I respect those who stay in the pews and contend for the space, because we should never cede ground to fascists. Those who can, should maintain ties, keep opening onramps, keep making demands of your siblings in faith. Challenge them to be their best selves. Too much organizing has been about slotting ourselves into enclaves of the ideologically or politically pure, and the resulting fragmentation weakens us. Leftists do themselves no favors by being anti-religious, especially since most of those we claim solidarity with are believers of one stripe or another.
The sacred is upside-down bass-ackwards, disreputable and degenerate. Go and be likewise.

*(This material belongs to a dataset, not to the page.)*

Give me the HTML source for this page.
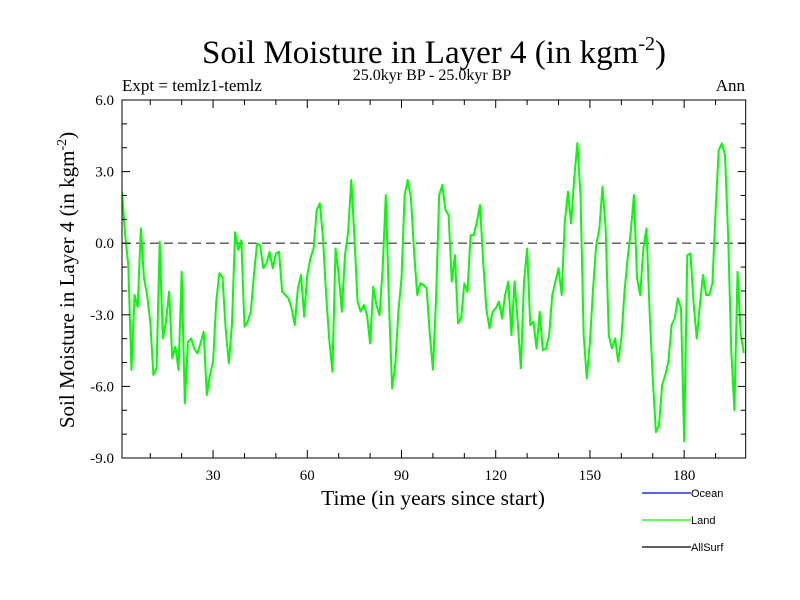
<!DOCTYPE html>
<html><head><meta charset="utf-8"><style>
html,body{margin:0;padding:0;background:#fff;}
svg{display:block;}
</style></head><body>
<svg id="chart" width="800" height="600" xmlns="http://www.w3.org/2000/svg" font-family="Liberation Serif, serif">
<text x="434" y="63" font-size="33" text-anchor="middle">Soil Moisture in Layer 4 (in kgm<tspan dy="-13" font-size="20">-2</tspan><tspan dy="13">)</tspan></text>
<text x="432" y="80" font-size="16" text-anchor="middle">25.0kyr BP - 25.0kyr BP</text>
<text x="122" y="91" font-size="17">Expt = temlz1-temlz</text>
<text x="745" y="91" font-size="17" text-anchor="end">Ann</text>
<g id="axes"></g>
<text x="433" y="505" font-size="21.5" text-anchor="middle">Time (in years since start)</text>
<text transform="translate(74,280) rotate(-90)" font-size="21" text-anchor="middle">Soil Moisture in Layer 4 (in kgm<tspan dy="-8" font-size="14">-2</tspan><tspan dy="8">)</tspan></text>
<g font-family="Liberation Sans, sans-serif" font-size="11">
<line x1="642" y1="493" x2="691" y2="493" stroke="#0000ff" stroke-width="1.2"/>
<text x="691" y="497">Ocean</text>
<line x1="642" y1="520" x2="691" y2="520" stroke="#00ff00" stroke-width="1.2"/>
<text x="691" y="524">Land</text>
<line x1="642" y1="547" x2="691" y2="547" stroke="#000" stroke-width="1.2"/>
<text x="691" y="551">AllSurf</text>
</g>
</svg>
<script>
const landValues = [2.16,0.34,-0.91,-5.31,-2.17,-2.66,0.62,-1.47,-2.17,-3.29,-5.52,-5.24,0.06,-3.99,-3.29,-2.03,-4.82,-4.34,-5.31,-1.19,
-6.71,-4.13,-3.99,-4.41,-4.62,-4.2,-3.71,-6.36,-5.52,-4.96,-2.45,-1.26,-1.44,-3.57,-5.03,-3.43,0.46,-0.28,0.12,-3.5,
-3.29,-2.87,-1.33,-0.01,-0.1,-1.05,-0.84,-0.36,-1.05,-0.43,-0.36,-2.03,-2.17,-2.31,-2.73,-3.43,-1.89,-1.33,-3.08,-1.33,
-0.63,-0.22,1.39,1.67,0.2,-2.17,-4.06,-5.38,-0.22,-1.33,-2.87,-0.5,0.48,2.65,0.27,-2.45,-2.87,-2.59,-3.01,-4.2,
-1.82,-2.59,-3.01,-1.05,2.02,-2.45,-6.08,-5.1,-2.87,-1.47,2.02,2.65,1.88,-0.36,-2.17,-1.68,-1.75,-1.89,-3.8,-5.3,
-2.31,2.02,2.44,1.39,1.18,-1.61,-0.5,-3.36,-3.15,-1.68,-2.03,0.34,0.34,0.9,1.6,-0.77,-2.73,-3.57,-2.87,-2.73,
-2.45,-3.15,-2.17,-1.61,-3.85,-1.61,-3.29,-5.24,-1.61,-0.22,-3.43,-3.29,-4.41,-2.87,-4.48,-4.41,-3.85,-2.17,-1.61,-1.05,
-2.17,0.9,2.16,0.83,2.72,4.2,2.0,-3.85,-5.66,-4.13,-1.89,-0.08,0.62,2.37,0.62,-3.85,-4.41,-3.99,-4.96,-3.99,
-2.03,-0.63,0.48,2.02,-1.47,-2.17,-0.22,0.62,-2.87,-5.66,-7.92,-7.62,-5.94,-5.52,-4.96,-3.43,-3.15,-2.31,-2.73,-8.3,
-0.5,-0.43,-2.5,-3.99,-2.59,-1.33,-2.17,-2.17,-1.68,1.32,3.9,4.18,3.7,0.34,-4.5,-7.0,-1.2,-3.8,-4.6];
const startYear = 1;
const xTickLabels = [30,60,90,120,150,180];
const yTickLabels = ["6.0","3.0","0.0","-3.0","-6.0","-9.0"];

const L=122,R=745.7,T=100,B=458;
const xMin=1,xMax=199.6,yMin=-9,yMax=6;
function xs(v){return L+(v-xMin)/(xMax-xMin)*(R-L);}
function ys(v){return T+(yMax-v)/(yMax-yMin)*(B-T);}
const NS="http://www.w3.org/2000/svg";
const svg=document.getElementById('chart');
const g=document.getElementById('axes');
function mk(tag,attrs,parent){const e=document.createElementNS(NS,tag);for(const k in attrs)e.setAttribute(k,attrs[k]);(parent||g).appendChild(e);return e;}

const zl=mk('line',{x1:L,x2:R,y1:ys(0),y2:ys(0),stroke:'#555','stroke-width':1.3,'stroke-dasharray':'9,5'});



let d='';
landValues.forEach((v,i)=>{d+=(i?'L':'M')+xs(startYear+i).toFixed(2)+','+ys(v).toFixed(2);});
const cp=mk('clipPath',{id:'plotclip'});
mk('rect',{x:L,y:T,width:R-L,height:B-T},cp);
const path=mk('path',{d:d,fill:'none',stroke:'#00ff00','stroke-width':2,'stroke-linejoin':'round','clip-path':'url(#plotclip)'});



const fr=mk('rect',{x:L,y:T,width:R-L,height:B-T,fill:'none',stroke:'#000','stroke-width':1});



for(let v=yMin;v<=yMax;v+=1){
  const y=ys(v);const major=(v%3===0);const len=major?8:5;
  mk('line',{x1:L,x2:L+len,y1:y,y2:y,stroke:'#000','stroke-width':1});
  mk('line',{x1:R,x2:R-len,y1:y,y2:y,stroke:'#000','stroke-width':1});
}
yTickLabels.forEach(s=>{
  const t=mk('text',{x:L-8,y:ys(parseFloat(s))+5,'font-size':15,'text-anchor':'end'});
  t.textContent=s;
  
  
});
for(let v=10;v<=xMax;v+=10){
  const x=xs(v);const major=(v%30===0);const len=major?8:5;
  mk('line',{x1:x,x2:x,y1:B,y2:B-len,stroke:'#000','stroke-width':1});
  mk('line',{x1:x,x2:x,y1:T,y2:T+len,stroke:'#000','stroke-width':1});
}
xTickLabels.forEach(v=>{
  const t=mk('text',{x:xs(v),y:B+22,'font-size':15,'text-anchor':'middle'});
  t.textContent=String(v);
  
  
});
</script>
</body></html>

But if you have to leave your faith behind to live, then find your people elsewhere. Faith communities can be sites of tremendous harm and abuse, and my family has been among the victims. Go where you can be your best self. I realized a long time ago that if there is a God, and if Jesus reveals anything about God, then God’s love must be stronger than death itself. Whether I believe in God or not, or whether I stick to my tradition or not, isn’t that relevant if there is no place where God is not. And if Jesus reveals anything about what is sacred, it is that as a rule, there are no rules. The sacred is upside-down bass-ackwards, disreputable and degenerate. Go and be likewise.